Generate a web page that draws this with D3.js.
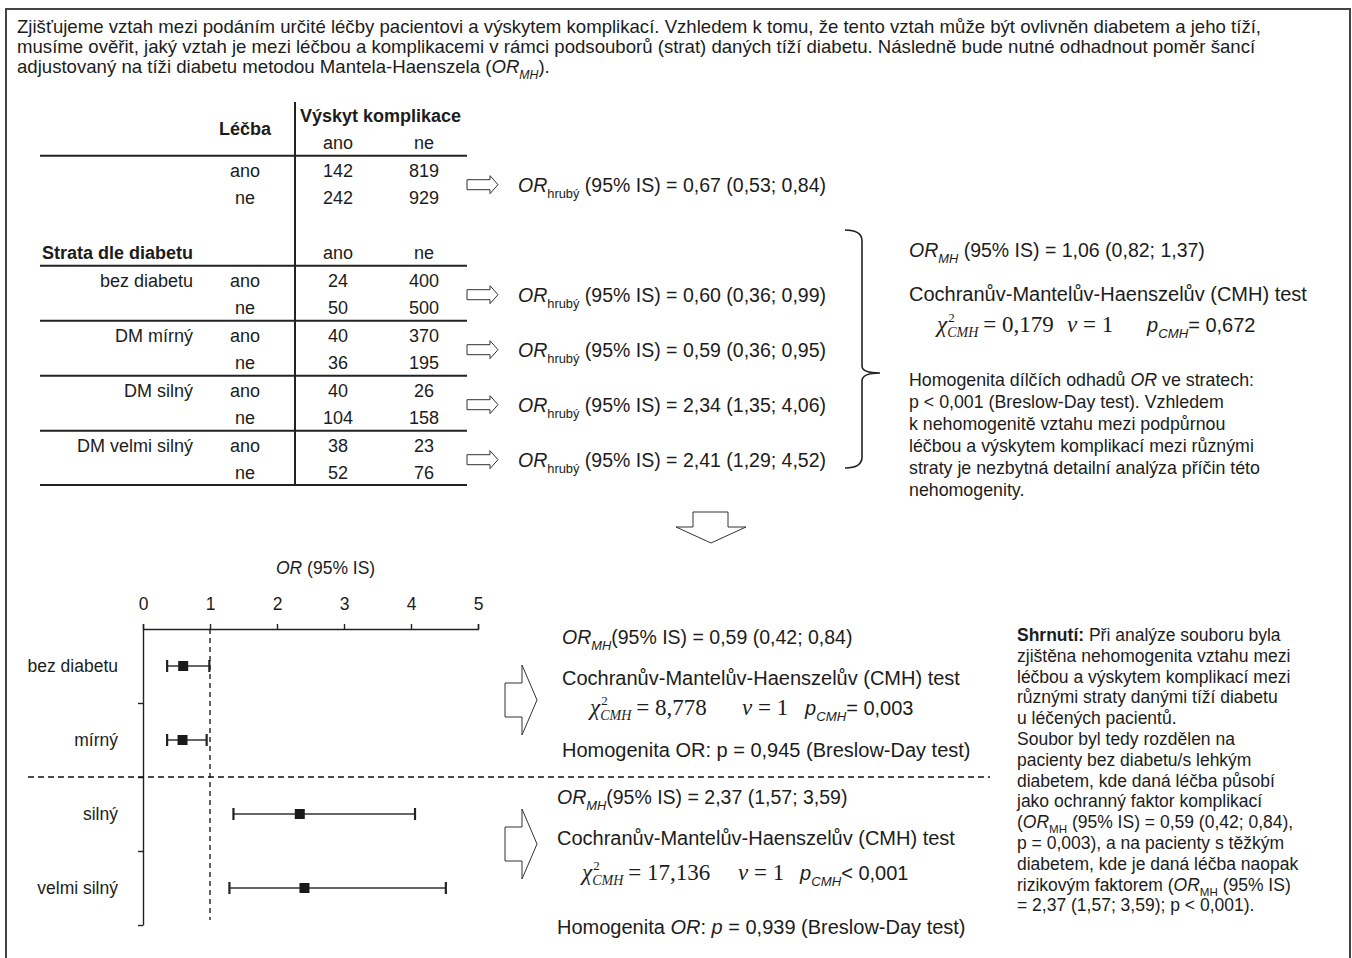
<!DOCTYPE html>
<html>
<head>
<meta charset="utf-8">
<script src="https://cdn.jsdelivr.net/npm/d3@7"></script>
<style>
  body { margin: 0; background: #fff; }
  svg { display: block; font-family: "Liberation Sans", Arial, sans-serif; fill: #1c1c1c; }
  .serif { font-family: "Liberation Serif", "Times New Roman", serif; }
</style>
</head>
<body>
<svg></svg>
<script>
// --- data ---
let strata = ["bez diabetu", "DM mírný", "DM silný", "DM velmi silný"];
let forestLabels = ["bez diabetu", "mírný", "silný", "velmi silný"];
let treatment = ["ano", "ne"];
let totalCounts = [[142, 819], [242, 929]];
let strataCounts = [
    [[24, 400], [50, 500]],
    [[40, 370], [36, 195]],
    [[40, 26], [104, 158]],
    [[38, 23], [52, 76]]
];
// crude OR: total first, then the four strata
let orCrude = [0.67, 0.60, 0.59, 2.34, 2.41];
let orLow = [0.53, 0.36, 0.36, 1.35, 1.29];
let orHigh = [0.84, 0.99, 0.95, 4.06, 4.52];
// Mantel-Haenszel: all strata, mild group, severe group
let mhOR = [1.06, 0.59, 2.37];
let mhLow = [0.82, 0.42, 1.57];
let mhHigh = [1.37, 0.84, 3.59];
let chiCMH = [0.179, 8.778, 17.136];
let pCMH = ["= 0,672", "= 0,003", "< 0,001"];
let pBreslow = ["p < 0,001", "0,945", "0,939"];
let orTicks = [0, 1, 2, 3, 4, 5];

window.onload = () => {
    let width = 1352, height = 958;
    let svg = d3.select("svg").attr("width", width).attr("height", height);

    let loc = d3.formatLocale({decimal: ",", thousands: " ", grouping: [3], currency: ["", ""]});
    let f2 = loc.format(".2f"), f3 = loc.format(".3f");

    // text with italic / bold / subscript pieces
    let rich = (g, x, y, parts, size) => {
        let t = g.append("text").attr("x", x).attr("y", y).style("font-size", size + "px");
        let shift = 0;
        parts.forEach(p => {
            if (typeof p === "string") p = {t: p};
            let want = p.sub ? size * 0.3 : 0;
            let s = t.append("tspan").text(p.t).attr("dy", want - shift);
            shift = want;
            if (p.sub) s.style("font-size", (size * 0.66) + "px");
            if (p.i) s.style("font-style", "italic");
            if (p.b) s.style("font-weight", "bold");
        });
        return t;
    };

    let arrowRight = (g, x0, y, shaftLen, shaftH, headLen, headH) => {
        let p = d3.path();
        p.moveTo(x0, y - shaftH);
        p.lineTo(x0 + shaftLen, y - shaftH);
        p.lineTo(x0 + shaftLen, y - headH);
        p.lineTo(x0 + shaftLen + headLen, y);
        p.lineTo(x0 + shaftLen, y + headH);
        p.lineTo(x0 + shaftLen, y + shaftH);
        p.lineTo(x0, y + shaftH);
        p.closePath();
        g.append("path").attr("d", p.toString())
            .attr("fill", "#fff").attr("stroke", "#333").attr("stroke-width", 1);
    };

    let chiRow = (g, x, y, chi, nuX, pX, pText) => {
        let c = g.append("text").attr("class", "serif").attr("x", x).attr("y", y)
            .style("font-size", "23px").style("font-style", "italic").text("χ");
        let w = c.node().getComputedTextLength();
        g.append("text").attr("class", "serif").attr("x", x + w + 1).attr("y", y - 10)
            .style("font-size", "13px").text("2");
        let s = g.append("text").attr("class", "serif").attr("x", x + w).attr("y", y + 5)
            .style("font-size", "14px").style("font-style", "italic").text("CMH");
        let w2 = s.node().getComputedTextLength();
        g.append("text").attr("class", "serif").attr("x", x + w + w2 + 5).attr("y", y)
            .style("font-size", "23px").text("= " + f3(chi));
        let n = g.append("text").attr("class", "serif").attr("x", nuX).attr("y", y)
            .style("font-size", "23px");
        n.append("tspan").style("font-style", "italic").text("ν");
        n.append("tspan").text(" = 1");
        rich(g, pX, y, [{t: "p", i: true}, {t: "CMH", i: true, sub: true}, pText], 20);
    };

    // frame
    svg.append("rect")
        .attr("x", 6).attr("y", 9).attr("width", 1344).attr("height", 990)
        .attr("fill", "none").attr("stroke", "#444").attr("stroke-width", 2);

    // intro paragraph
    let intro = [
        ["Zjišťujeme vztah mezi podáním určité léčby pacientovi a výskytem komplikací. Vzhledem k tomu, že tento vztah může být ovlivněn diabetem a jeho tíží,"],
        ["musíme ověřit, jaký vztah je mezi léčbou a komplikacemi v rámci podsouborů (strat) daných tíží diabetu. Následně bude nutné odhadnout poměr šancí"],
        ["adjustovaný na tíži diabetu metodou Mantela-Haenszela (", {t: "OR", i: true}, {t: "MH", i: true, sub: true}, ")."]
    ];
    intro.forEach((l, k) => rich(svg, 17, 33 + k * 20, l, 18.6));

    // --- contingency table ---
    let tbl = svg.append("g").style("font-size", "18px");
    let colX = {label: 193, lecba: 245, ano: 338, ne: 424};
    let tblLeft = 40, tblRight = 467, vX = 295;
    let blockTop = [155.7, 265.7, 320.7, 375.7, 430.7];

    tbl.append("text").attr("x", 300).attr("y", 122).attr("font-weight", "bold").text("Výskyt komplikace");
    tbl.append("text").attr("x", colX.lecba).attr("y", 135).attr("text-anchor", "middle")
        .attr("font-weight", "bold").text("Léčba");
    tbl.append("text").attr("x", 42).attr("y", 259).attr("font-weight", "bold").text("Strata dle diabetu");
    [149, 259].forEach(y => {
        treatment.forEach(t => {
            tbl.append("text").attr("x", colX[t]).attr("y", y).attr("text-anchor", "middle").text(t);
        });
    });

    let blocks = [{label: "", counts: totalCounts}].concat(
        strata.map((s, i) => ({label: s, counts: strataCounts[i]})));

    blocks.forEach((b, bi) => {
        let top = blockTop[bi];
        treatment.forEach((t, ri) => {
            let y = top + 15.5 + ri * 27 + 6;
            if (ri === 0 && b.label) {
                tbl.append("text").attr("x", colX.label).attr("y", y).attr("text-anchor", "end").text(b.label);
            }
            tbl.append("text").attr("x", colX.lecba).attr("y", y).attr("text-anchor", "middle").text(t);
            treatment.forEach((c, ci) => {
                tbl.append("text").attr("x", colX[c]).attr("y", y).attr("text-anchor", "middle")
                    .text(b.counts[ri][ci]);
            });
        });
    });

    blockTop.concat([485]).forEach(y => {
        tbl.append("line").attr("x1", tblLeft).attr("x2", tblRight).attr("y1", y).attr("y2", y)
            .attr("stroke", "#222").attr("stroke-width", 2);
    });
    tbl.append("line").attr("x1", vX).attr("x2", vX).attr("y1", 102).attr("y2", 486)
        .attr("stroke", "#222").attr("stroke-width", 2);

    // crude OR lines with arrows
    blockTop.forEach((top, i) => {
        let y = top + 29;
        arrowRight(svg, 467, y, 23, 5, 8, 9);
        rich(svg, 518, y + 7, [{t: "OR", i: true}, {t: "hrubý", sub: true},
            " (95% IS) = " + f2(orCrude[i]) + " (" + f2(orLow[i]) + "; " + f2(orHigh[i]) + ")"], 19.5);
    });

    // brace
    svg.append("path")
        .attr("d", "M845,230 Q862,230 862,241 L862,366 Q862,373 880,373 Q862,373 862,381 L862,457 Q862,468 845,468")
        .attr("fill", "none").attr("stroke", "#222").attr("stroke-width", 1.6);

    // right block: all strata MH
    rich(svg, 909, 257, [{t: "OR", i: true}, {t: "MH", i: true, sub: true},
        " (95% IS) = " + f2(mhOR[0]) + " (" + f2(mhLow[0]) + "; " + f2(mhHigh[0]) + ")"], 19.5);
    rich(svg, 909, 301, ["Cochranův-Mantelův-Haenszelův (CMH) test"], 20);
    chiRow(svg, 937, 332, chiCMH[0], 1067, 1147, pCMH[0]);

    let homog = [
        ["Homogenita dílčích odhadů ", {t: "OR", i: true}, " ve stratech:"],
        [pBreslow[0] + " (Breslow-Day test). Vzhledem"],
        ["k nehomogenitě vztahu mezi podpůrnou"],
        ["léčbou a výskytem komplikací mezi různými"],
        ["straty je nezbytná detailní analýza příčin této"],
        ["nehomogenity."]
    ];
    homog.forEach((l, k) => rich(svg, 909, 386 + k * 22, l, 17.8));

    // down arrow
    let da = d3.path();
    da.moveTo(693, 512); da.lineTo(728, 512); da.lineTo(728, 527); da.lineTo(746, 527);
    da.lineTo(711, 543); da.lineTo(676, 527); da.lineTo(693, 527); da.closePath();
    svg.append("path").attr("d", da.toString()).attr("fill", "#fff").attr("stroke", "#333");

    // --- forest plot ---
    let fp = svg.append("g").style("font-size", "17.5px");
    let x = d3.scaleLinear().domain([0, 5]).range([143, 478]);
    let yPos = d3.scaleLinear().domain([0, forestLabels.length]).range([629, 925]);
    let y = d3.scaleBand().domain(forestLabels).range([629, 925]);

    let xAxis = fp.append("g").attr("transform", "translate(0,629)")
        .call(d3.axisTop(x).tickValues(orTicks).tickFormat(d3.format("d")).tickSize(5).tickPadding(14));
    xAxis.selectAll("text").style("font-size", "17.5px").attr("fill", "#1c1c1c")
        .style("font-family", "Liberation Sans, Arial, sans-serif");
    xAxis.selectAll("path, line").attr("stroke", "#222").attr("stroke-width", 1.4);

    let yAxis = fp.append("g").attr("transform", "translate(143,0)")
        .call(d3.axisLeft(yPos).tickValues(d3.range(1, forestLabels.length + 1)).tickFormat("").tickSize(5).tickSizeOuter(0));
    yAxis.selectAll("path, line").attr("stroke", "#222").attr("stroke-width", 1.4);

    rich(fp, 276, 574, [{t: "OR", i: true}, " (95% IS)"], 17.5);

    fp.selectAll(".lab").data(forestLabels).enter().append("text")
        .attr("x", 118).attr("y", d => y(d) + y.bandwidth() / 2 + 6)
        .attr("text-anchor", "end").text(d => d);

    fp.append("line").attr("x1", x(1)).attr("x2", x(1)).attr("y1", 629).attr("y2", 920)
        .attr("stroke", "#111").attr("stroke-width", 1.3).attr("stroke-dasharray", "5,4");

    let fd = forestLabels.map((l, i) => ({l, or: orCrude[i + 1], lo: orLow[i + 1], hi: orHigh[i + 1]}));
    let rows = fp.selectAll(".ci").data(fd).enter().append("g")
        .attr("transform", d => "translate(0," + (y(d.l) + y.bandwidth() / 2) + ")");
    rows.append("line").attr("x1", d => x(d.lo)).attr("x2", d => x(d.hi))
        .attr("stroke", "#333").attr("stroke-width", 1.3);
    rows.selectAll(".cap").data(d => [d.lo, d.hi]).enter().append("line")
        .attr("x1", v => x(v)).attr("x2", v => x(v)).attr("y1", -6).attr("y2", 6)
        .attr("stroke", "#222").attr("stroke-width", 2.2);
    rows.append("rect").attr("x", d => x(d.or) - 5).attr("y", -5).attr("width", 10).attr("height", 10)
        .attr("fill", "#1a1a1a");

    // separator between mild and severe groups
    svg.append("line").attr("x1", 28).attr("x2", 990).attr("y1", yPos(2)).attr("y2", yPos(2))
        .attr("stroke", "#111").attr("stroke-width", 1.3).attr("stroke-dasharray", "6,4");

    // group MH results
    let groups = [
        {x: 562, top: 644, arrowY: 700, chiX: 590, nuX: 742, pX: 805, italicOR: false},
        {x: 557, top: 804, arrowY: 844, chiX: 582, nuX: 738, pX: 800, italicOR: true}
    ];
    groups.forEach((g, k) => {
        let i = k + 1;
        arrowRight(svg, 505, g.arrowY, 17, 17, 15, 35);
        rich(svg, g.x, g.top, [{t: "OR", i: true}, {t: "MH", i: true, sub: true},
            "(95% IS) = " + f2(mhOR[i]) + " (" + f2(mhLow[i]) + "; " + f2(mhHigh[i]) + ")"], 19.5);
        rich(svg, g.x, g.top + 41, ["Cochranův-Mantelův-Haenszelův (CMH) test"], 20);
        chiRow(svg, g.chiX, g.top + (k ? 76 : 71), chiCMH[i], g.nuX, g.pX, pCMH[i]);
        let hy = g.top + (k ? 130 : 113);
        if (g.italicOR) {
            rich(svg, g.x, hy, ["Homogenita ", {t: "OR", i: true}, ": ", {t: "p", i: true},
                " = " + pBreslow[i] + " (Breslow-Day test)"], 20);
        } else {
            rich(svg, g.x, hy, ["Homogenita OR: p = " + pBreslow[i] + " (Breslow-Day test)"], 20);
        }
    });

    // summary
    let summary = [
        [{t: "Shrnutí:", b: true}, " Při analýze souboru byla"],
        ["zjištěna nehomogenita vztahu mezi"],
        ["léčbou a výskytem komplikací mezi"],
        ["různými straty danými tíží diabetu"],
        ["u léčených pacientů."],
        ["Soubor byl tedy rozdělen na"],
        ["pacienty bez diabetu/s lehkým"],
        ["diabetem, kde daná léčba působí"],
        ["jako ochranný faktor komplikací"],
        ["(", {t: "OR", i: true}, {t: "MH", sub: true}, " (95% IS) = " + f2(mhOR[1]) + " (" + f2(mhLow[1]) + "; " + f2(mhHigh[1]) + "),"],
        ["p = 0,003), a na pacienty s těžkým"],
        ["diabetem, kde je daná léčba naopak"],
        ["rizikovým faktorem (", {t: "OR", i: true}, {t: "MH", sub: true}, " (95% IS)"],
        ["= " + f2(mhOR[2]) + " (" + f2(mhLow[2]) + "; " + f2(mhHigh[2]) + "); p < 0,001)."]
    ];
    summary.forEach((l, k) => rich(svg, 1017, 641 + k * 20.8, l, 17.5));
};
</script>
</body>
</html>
+++
All lines in the data that contain the word "with" should be copied.

Generate a web page that draws this with D3.js.
    // text with italic / bold / subscript pieces
    // crude OR lines with arrows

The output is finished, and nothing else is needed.